THE DARK CORNER stars Mark Stevens as a PI and Lucille Ball as his secretary. The PI is being set up to take the fall for a murder, and his plucky secretary helps get him out of it. Every trope of noir is here, but half of it is salon noir, the noir world of the well-to-do, exemplified here by Clifton Webb. He’s playing another snotty, upper crust, effete snob to great effect. This salon noir collides with the nitty gritty of the urban underbelly—rooming houses, penny arcades—that the PI and his secretary go slithering around. The high angle and low angle shots bring the salon into conflict with the lower classes. The city shimmers with menace. But whence the real menace? 

The tension isn’t really there because the plot is ho-hum.

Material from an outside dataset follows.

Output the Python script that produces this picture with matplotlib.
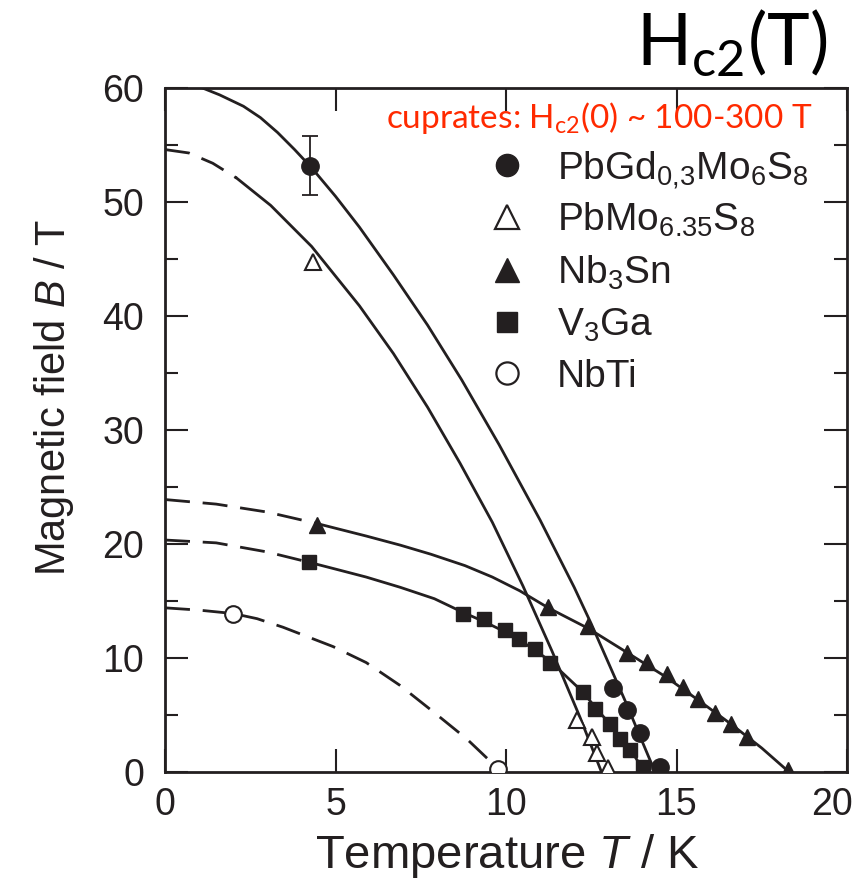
import numpy as np
import matplotlib
matplotlib.use('Agg')
from matplotlib import pyplot as plt
from matplotlib.transforms import ScaledTranslation

plt.rcParams['font.family'] = ['Liberation Sans', 'DejaVu Sans']
plt.rcParams['mathtext.fontset'] = 'custom'
plt.rcParams['mathtext.rm'] = 'Liberation Sans'
plt.rcParams['mathtext.it'] = 'Liberation Sans:italic'
plt.rcParams['mathtext.bf'] = 'Liberation Sans:bold'

INK = '#231F20'
RED = '#FF2A00'

# --- measured points (T in K, B in T) ---
pbgd_T = [4.25, 13.14, 13.55, 13.93, 14.52]
pbgd_B = [53.2, 7.4, 5.4, 3.4, 0.4]
pbgd_err = 2.55  # error bar on the 4.2 K point

pbmo_T = [4.34, 12.08, 12.52, 12.67, 12.99]
pbmo_B = [44.7, 4.6, 3.1, 1.7, 0.35]

nb3sn_T = [4.45, 11.24, 12.41, 13.54, 14.13, 14.71, 15.18, 15.64, 16.13, 16.6, 17.06, 18.28]
nb3sn_B = [21.7, 14.45, 12.8, 10.46, 9.67, 8.6, 7.48, 6.38, 5.2, 4.21, 3.04, 0.18]

v3ga_T = [4.22, 8.74, 9.35, 9.97, 10.38, 10.85, 11.3, 12.26, 12.61, 13.05, 13.34, 13.64, 14.02]
v3ga_B = [18.4, 13.9, 13.4, 12.5, 11.7, 10.8, 9.6, 7.0, 5.5, 4.2, 2.9, 1.9, 0.4]

nbti_T = [2.0, 9.77]
nbti_B = [13.9, 0.3]

# --- fit curves (ext = dashed extrapolation) ---
pbgd_fit_T = [0.6, 1.1, 1.6, 2.3, 2.8, 3.3, 3.8, 4.3, 5.0, 5.7, 6.7, 7.7, 8.7, 9.8, 11.0, 12.0, 12.5, 13.5, 14.37]
pbgd_fit_B = [60.4, 60.0, 59.4, 58.4, 57.4, 56.1, 54.6, 53.0, 50.5, 47.8, 43.6, 39.2, 34.4, 28.7, 22.1, 16.2, 13.0, 6.2, 0.0]

pbmo_ext_T = [0.0, 0.7, 1.4, 2.1]
pbmo_ext_B = [54.6, 54.3, 53.4, 52.1]
pbmo_fit_T = [2.1, 3.1, 4.3, 5.7, 6.7, 7.7, 8.65, 9.6, 10.5, 11.35, 12.17, 12.8]
pbmo_fit_B = [52.1, 49.7, 46.1, 40.9, 36.7, 32.0, 27.1, 21.9, 16.3, 10.6, 4.8, 0.0]

nb3sn_ext_T = [0.0, 1.5, 3.0, 4.45]
nb3sn_ext_B = [23.9, 23.5, 22.8, 21.8]
nb3sn_fit_T = [4.45, 5.9, 6.9, 7.8, 8.8, 9.6, 10.4, 11.24, 12.41, 13.54, 14.71, 15.64, 16.6, 17.5, 18.3]
nb3sn_fit_B = [21.8, 20.7, 19.9, 19.1, 18.1, 17.1, 15.9, 14.4, 12.6, 10.5, 8.3, 6.3, 4.2, 2.1, 0.0]

v3ga_ext_T = [0.0, 1.5, 3.0, 4.22]
v3ga_ext_B = [20.35, 20.1, 19.3, 18.4]
v3ga_fit_T = [4.22, 5.0, 5.9, 6.9, 7.9, 8.74, 9.35, 9.97, 10.38, 10.85, 11.3, 12.26, 12.61, 13.05, 13.34, 13.64, 14.07]
v3ga_fit_B = [18.4, 17.8, 17.1, 16.2, 15.2, 14.0, 13.2, 12.3, 11.6, 10.7, 9.7, 7.0, 5.7, 4.2, 3.1, 2.0, 0.0]

nbti_ext_T = [0.0, 1.0, 2.0, 2.7, 3.46, 4.93, 5.9, 6.89, 7.86, 8.85, 9.8]
nbti_ext_B = [14.4, 14.2, 13.9, 13.45, 12.7, 11.0, 9.6, 7.6, 5.3, 2.9, 0.2]

labels = [r'PbGd$_{\mathregular{0{,}3}}$Mo$_{\mathregular{6}}$S$_{\mathregular{8}}$',
          r'PbMo$_{\mathregular{6.35}}$S$_{\mathregular{8}}$',
          r'Nb$_{\mathregular{3}}$Sn',
          r'V$_{\mathregular{3}}$Ga',
          'NbTi']

fig = plt.figure(figsize=(8.65, 8.93), dpi=100)
ax = fig.add_axes([165/865, 1-772/893, 682/865, 684/893])

dash = (0, (9, 4.6))
lw = 2.0
# solid fits
for t, b in [(pbgd_fit_T, pbgd_fit_B), (pbmo_fit_T, pbmo_fit_B),
             (nb3sn_fit_T, nb3sn_fit_B), (v3ga_fit_T, v3ga_fit_B)]:
    ax.plot(t, b, color=INK, lw=lw, solid_joinstyle='round')
# dashed extrapolations
for t, b in [(pbmo_ext_T, pbmo_ext_B), (nb3sn_ext_T, nb3sn_ext_B),
             (v3ga_ext_T, v3ga_ext_B), (nbti_ext_T, nbti_ext_B)]:
    ax.plot(t, b, color=INK, lw=lw, linestyle=dash)

# data
ax.errorbar(pbgd_T[0], pbgd_B[0], yerr=pbgd_err, fmt='none', ecolor=INK,
            elinewidth=1.3, capsize=6, capthick=1.3, zorder=4)
ax.plot(pbgd_T, pbgd_B, 'o', ms=12.5, color=INK, zorder=5)
ax.plot(pbmo_T, pbmo_B, '^', ms=12, mfc='white', mec=INK, mew=1.5, zorder=5)
ax.plot(nb3sn_T, nb3sn_B, '^', ms=12, color=INK, zorder=5)
ax.plot(v3ga_T, v3ga_B, 's', ms=10.5, color=INK, zorder=5)
ax.plot(nbti_T, nbti_B, 'o', ms=12, mfc='white', mec=INK, mew=1.5, zorder=5)

ax.set_xlim(0, 20)
ax.set_ylim(0, 60)
ax.set_xticks([0, 5, 10, 15, 20])
ax.set_yticks([0, 10, 20, 30, 40, 50, 60])
ax.set_yticks(np.arange(5, 60, 10), minor=True)
ax.tick_params(which='both', direction='in', top=True, right=True, width=1.5, color=INK)
ax.tick_params(which='major', length=16.5, labelsize=27, labelcolor=INK)
ax.tick_params(axis='x', which='major', pad=11)
ax.tick_params(axis='y', which='major', pad=15)
ax.tick_params(which='minor', length=9.5)
for s in ax.spines.values():
    s.set_linewidth(2.0)
    s.set_color(INK)

# keep the "20" inside the figure
fig.canvas.draw()
last = ax.get_xticklabels()[-1]
last.set_transform(last.get_transform() + ScaledTranslation(-15/100, 0, fig.dpi_scale_trans))

# axis labels
fig.text(507/865, 1-868/893, r'Temperature $\mathit{T}$ / K', ha='center', va='baseline',
         fontsize=34, color=INK)
fig.text(54/865, 1-397/893, r'Magnetic field $\mathit{B}$ / T', ha='center', va='center',
         rotation=90, fontsize=30, color=INK)

# legend, drawn by hand
leg_marks = [dict(marker='o', mfc=INK, mec=INK, ms=16),
             dict(marker='^', mfc='white', mec=INK, ms=17, mew=1.6),
             dict(marker='^', mfc=INK, mec=INK, ms=17),
             dict(marker='s', mfc=INK, mec=INK, ms=15),
             dict(marker='o', mfc='white', mec=INK, ms=16, mew=1.6)]
row_px = [165, 217, 270, 322, 373]
for lab, mk, yp in zip(labels, leg_marks, row_px):
    ya = (772 - yp) / 684
    ax.plot([(507-165)/682], [ya], transform=ax.transAxes, ls='none', clip_on=False, **mk)
    ax.text((557-165)/682, (772 - yp - 14) / 684, lab, transform=ax.transAxes,
            ha='left', va='baseline', fontsize=28, color=INK)

# annotations
fig.text(812/865, 1-128/893, r'cuprates: H$_{\mathregular{c2}}$(0) ~ 100-300 T',
         family=['Lato', 'DejaVu Sans'], fontsize=24, color=RED, ha='right', va='baseline')
fig.text(827/865, 1-65/893, r'H$_{\mathregular{c2}}$(T)', family=['Lato', 'DejaVu Sans'],
         fontsize=52, color='black', ha='right', va='baseline')

fig.savefig('out.png', dpi=100)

The clues are easily found.

The real problem with this film is Mark Stevens. He cannot deliver the dialogue which, for him, alternates between tough guy and the straight Joe. He was also a wooden actor. Lucille Ball outshines him. She can sell the dialogue. He’s meh, she’s great, and you wonder why her character would have anything to do with his. You want to shake the secretary and say, “Girlfriend, you can do better.”

None of these films is a waste of time. They’ll easily kill an hour and half, and quite pleasurably, too. They just won’t leave you hanging on the edge of your seat like a good noir should.